» **Challenge**: Reproduce the lines below exactly, from the one containing "Emit a web page" through the one containing "22.7, 23, 21.9]", both included. Leave out any pictures.

Dataset rows
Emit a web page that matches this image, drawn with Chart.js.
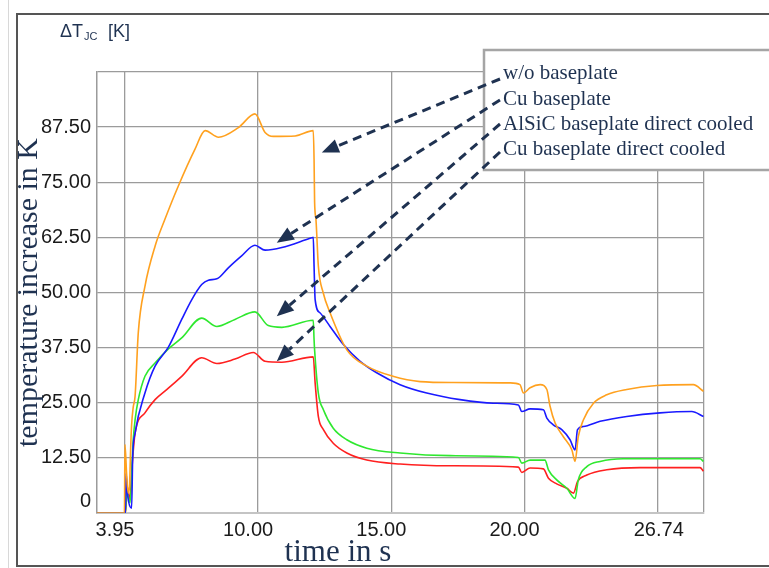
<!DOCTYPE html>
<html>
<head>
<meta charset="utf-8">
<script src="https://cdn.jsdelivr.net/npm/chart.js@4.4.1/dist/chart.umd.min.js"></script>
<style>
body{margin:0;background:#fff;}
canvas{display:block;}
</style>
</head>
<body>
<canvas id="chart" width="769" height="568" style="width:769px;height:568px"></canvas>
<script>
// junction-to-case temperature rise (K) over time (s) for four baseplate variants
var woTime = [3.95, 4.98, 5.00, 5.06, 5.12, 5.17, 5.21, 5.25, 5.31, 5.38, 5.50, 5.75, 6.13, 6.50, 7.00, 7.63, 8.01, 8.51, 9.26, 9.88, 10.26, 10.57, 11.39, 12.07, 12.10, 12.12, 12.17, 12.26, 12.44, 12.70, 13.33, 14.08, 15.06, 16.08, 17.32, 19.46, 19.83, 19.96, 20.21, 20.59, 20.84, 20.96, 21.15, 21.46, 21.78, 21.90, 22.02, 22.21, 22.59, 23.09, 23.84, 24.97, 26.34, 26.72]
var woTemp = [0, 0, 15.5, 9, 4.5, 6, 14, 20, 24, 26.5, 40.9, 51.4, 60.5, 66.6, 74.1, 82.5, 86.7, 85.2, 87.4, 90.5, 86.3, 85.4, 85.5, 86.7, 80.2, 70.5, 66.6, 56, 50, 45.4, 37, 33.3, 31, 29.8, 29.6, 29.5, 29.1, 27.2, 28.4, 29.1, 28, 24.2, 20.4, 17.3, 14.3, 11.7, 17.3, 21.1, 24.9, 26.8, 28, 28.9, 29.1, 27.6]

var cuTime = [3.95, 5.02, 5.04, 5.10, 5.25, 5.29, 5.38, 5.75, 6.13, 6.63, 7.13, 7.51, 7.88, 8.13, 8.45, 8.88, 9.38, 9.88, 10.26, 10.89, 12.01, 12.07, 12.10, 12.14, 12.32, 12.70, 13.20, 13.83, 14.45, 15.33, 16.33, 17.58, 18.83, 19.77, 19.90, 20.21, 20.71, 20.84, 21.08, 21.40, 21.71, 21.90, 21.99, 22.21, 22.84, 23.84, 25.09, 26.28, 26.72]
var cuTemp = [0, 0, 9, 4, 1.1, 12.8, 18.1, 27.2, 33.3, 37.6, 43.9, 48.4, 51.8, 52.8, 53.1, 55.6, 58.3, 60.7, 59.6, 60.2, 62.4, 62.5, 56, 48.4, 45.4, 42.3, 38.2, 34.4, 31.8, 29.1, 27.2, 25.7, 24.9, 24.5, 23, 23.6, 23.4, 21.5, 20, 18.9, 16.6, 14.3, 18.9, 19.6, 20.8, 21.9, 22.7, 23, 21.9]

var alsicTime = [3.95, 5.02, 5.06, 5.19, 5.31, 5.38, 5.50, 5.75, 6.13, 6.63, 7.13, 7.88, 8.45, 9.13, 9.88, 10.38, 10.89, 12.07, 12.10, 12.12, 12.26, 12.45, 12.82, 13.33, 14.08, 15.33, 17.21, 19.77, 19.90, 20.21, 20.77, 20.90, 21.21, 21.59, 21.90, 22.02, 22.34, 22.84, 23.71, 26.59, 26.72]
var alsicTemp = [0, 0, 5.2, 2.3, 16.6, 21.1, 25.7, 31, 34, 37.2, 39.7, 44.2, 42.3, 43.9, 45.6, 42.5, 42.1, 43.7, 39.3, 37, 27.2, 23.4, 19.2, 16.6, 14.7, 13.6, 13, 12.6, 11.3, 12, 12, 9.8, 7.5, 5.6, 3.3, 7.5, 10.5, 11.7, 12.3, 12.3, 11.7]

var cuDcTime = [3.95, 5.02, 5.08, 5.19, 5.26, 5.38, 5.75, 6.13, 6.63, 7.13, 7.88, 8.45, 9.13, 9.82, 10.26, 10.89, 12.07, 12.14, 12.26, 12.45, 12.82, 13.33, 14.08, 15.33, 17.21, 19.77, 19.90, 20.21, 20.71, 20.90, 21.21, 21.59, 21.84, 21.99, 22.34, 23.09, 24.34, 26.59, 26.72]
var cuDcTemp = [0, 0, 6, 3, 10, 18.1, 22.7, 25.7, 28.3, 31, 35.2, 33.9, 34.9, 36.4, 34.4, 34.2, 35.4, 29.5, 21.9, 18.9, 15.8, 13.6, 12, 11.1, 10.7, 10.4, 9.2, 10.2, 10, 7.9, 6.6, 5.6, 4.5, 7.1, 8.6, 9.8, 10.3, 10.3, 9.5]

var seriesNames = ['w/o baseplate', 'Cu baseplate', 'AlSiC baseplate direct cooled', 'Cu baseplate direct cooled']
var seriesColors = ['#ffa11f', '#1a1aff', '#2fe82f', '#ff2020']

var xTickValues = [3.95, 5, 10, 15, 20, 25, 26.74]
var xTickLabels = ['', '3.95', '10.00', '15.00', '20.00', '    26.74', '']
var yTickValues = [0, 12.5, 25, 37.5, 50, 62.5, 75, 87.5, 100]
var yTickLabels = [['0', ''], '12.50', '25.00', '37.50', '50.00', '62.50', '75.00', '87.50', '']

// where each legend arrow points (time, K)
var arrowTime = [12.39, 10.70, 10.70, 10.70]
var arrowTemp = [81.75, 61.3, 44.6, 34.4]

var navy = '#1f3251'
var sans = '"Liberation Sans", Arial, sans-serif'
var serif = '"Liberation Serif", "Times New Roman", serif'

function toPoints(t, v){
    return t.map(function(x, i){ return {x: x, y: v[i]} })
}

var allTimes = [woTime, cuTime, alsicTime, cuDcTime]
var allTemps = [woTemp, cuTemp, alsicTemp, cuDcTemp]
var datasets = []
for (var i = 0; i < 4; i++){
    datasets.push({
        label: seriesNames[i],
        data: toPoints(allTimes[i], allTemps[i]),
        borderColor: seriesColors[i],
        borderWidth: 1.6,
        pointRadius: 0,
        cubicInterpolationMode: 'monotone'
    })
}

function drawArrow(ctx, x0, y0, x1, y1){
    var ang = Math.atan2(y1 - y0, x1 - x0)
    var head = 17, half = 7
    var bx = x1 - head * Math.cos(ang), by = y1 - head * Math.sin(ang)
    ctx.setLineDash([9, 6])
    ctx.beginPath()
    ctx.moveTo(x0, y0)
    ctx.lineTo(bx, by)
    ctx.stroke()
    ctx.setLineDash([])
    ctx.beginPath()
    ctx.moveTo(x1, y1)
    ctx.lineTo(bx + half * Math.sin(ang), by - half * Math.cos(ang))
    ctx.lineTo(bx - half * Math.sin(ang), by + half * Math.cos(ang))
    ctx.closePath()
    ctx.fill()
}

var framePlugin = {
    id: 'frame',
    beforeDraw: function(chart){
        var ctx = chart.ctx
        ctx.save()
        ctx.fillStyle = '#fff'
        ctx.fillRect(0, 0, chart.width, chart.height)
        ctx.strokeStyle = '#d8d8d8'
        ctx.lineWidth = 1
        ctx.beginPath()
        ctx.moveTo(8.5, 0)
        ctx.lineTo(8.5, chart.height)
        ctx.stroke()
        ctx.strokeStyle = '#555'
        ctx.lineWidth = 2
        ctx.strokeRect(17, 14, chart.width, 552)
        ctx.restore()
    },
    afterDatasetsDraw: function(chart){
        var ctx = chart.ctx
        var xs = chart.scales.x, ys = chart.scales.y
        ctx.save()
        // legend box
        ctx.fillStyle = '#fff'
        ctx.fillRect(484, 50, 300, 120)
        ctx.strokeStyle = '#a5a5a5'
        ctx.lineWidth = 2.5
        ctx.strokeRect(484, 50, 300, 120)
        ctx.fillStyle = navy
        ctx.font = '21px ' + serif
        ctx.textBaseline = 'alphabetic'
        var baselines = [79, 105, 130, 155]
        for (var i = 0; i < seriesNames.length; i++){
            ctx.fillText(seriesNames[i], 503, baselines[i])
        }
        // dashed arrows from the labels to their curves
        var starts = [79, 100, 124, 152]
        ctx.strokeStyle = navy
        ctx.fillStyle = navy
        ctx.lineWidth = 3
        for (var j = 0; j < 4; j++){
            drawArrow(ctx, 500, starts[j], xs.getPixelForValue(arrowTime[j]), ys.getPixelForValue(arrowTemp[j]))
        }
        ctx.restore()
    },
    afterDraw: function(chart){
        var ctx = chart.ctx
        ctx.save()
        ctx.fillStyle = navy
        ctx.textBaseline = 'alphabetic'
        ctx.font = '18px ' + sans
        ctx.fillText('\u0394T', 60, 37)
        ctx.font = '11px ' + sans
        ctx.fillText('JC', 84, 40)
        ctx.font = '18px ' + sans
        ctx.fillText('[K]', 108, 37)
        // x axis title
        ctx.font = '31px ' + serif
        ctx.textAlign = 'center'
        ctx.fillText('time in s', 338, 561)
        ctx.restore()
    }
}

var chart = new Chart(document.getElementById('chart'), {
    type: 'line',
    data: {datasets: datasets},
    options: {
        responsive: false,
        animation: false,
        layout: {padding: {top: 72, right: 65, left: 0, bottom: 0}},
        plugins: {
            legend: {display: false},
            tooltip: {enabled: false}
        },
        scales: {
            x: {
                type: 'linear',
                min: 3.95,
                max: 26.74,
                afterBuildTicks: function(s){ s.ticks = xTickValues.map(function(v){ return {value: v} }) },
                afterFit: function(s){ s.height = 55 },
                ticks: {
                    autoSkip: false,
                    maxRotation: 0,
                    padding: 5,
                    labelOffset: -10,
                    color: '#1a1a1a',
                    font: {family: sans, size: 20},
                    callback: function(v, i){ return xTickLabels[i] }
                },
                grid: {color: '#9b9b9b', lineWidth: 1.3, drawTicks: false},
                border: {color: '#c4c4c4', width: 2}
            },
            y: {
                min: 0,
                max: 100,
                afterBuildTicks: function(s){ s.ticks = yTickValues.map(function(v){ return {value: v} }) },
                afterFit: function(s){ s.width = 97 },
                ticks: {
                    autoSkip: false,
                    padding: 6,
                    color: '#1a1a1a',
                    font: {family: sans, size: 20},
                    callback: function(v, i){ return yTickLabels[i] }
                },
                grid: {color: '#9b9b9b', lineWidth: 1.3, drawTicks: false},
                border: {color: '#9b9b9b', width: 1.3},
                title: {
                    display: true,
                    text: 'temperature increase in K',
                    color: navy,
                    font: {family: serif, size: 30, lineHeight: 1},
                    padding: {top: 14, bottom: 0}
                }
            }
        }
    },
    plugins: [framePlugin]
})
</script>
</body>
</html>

==

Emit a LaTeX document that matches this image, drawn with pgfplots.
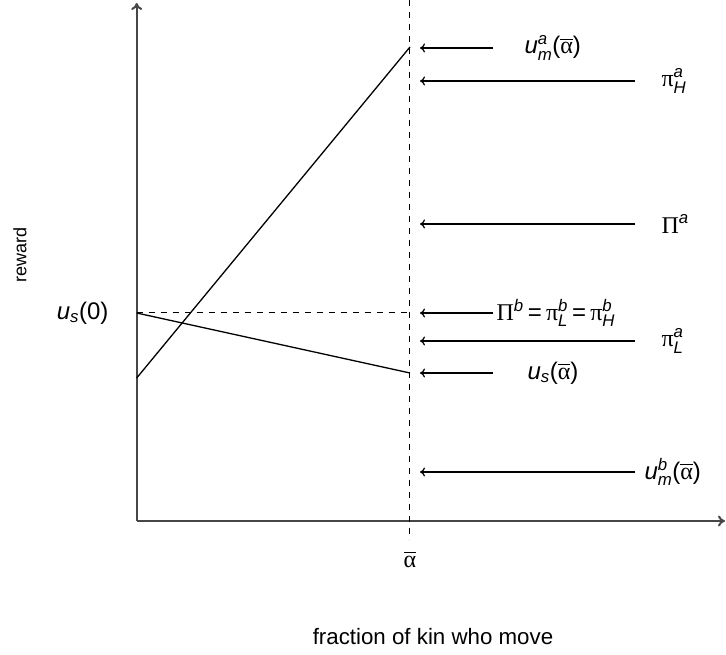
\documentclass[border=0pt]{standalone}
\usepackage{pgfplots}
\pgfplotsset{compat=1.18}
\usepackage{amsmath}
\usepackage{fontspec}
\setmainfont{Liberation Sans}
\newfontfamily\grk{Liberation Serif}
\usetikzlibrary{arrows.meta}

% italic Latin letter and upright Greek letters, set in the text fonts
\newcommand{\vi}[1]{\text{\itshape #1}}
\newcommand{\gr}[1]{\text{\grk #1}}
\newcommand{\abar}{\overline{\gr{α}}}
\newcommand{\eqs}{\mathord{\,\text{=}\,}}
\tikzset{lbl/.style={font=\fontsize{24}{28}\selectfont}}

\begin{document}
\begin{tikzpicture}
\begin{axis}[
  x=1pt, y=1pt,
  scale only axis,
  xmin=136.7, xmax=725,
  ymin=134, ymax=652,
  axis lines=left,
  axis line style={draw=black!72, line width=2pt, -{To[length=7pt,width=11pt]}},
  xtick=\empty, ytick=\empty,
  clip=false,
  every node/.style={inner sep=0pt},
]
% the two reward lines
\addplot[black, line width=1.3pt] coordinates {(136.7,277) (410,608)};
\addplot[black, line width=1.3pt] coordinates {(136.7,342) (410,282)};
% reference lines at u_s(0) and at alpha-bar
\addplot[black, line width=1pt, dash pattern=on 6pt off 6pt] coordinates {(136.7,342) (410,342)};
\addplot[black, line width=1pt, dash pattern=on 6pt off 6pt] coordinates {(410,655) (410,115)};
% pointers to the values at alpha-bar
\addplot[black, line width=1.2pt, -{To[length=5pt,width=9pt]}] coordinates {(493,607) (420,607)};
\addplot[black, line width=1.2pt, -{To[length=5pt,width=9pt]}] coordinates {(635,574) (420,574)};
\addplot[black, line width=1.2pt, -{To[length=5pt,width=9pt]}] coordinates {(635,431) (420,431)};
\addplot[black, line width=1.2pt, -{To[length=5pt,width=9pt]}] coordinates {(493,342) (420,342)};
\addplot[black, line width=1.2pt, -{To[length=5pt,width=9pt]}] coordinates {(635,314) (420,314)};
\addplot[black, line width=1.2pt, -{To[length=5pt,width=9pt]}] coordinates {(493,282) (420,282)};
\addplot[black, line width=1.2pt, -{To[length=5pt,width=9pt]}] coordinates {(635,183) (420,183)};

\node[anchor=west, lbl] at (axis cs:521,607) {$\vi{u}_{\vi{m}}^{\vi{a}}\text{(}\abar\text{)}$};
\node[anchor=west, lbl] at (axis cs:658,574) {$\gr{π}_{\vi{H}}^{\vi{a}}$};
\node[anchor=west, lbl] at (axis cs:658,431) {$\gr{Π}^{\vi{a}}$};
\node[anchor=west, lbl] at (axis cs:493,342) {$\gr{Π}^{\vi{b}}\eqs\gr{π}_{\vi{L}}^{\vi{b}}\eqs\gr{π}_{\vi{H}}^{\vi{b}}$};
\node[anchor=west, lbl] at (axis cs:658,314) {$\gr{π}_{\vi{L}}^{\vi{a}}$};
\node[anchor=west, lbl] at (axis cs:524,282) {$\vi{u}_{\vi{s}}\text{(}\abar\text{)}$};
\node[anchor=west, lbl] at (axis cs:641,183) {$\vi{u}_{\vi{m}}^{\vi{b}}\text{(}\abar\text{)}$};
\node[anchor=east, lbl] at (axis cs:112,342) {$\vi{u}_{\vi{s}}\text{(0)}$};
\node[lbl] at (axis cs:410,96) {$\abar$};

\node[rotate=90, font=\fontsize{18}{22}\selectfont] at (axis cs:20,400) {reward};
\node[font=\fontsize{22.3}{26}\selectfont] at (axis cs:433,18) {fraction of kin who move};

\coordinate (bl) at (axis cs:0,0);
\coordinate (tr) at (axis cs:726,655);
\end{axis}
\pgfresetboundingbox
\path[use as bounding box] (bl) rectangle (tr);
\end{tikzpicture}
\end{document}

» **Response**:
Emit a web page that matches this image, drawn with Chart.js.
<!DOCTYPE html>
<html>
<head>
<meta charset="utf-8">
<script src="https://cdn.jsdelivr.net/npm/chart.js@4.4.1/dist/chart.umd.min.js"></script>
<style>
body{margin:0;background:#fff;}
canvas{display:block;}
</style>
</head>
<body>
<canvas id="chart" width="769" height="568" style="width:769px;height:568px"></canvas>
<script>
// junction-to-case temperature rise (K) over time (s) for four baseplate variants
var woTime = [3.95, 4.98, 5.00, 5.06, 5.12, 5.17, 5.21, 5.25, 5.31, 5.38, 5.50, 5.75, 6.13, 6.50, 7.00, 7.63, 8.01, 8.51, 9.26, 9.88, 10.26, 10.57, 11.39, 12.07, 12.10, 12.12, 12.17, 12.26, 12.44, 12.70, 13.33, 14.08, 15.06, 16.08, 17.32, 19.46, 19.83, 19.96, 20.21, 20.59, 20.84, 20.96, 21.15, 21.46, 21.78, 21.90, 22.02, 22.21, 22.59, 23.09, 23.84, 24.97, 26.34, 26.72]
var woTemp = [0, 0, 15.5, 9, 4.5, 6, 14, 20, 24, 26.5, 40.9, 51.4, 60.5, 66.6, 74.1, 82.5, 86.7, 85.2, 87.4, 90.5, 86.3, 85.4, 85.5, 86.7, 80.2, 70.5, 66.6, 56, 50, 45.4, 37, 33.3, 31, 29.8, 29.6, 29.5, 29.1, 27.2, 28.4, 29.1, 28, 24.2, 20.4, 17.3, 14.3, 11.7, 17.3, 21.1, 24.9, 26.8, 28, 28.9, 29.1, 27.6]

var cuTime = [3.95, 5.02, 5.04, 5.10, 5.25, 5.29, 5.38, 5.75, 6.13, 6.63, 7.13, 7.51, 7.88, 8.13, 8.45, 8.88, 9.38, 9.88, 10.26, 10.89, 12.01, 12.07, 12.10, 12.14, 12.32, 12.70, 13.20, 13.83, 14.45, 15.33, 16.33, 17.58, 18.83, 19.77, 19.90, 20.21, 20.71, 20.84, 21.08, 21.40, 21.71, 21.90, 21.99, 22.21, 22.84, 23.84, 25.09, 26.28, 26.72]
var cuTemp = [0, 0, 9, 4, 1.1, 12.8, 18.1, 27.2, 33.3, 37.6, 43.9, 48.4, 51.8, 52.8, 53.1, 55.6, 58.3, 60.7, 59.6, 60.2, 62.4, 62.5, 56, 48.4, 45.4, 42.3, 38.2, 34.4, 31.8, 29.1, 27.2, 25.7, 24.9, 24.5, 23, 23.6, 23.4, 21.5, 20, 18.9, 16.6, 14.3, 18.9, 19.6, 20.8, 21.9, 22.7, 23, 21.9]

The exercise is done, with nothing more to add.